MT is an exceptional scriptwriter because he is an exceptional litterateur. Apart from him, only P. Padmarajan has achieved success in both these roles. Yes, Padmarajan went on to become primarily a filmmaker and then a writer.

MT made ‘Nirmalyam’, his directorial debut that won the National Award for the Best Film in 1973, and ‘Manju’, a brilliant adaptation of his breathtakingly lyrical novelette. He has directed just six films. He once told this writer that he did not direct more because he felt the writer in him would have suffered, as filmmaking consumed so much time. “You are often asked after directing a film, ‘What next?’ and I did not want to hear this question. Besides, you have a commitment to the producer who invests money,” he explained.
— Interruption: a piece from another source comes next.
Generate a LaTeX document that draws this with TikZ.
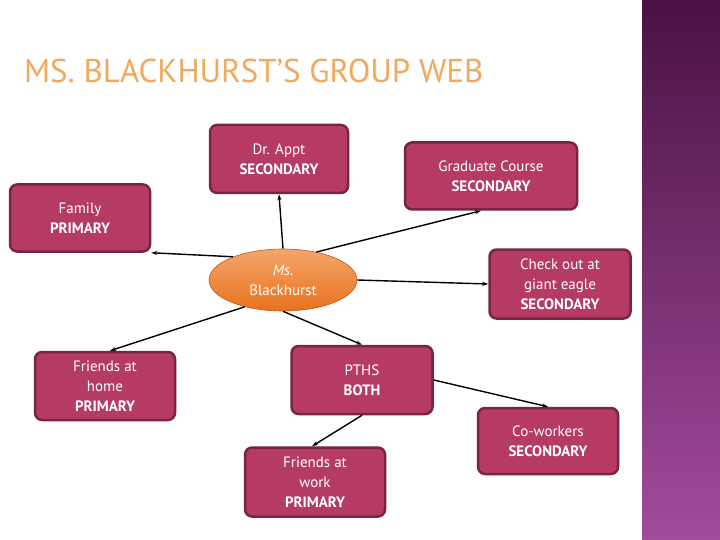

But he has continued to write scripts, some 60 of them. His successful partnerships with directors such as Hariharan, I.V. Sasi and Bharathan ensured that the Malayali film viewer has always had something to look forward to all these decades. Hariharan has recently completed shooting yet another script of MT, ‘Ezhamathe Varavu’, which will hit cinemas soon.

Even as we eagerly await its release, we could rewind to other MT classics such as ‘Thazhvaram’, which remains the best thriller in Malayalam till date, ‘Olavum Theeravum’, ‘Aroodam’, ‘Alkoottathil Thaniye’, ‘Nagarame Nandi’, ‘Sadayam’, ‘Venal Kinavukal’, ‘Aksharangal’, ‘Oppol’, ‘Uyarangalil’ and ‘Utharam’. When we remember them, we gaze in awe at the big world MT he has created in Malayalam cinema. A world that continues to delight us and will delight many more generations.

He directed just six films, and did not add to the tally because he felt the writer in him would have suffered.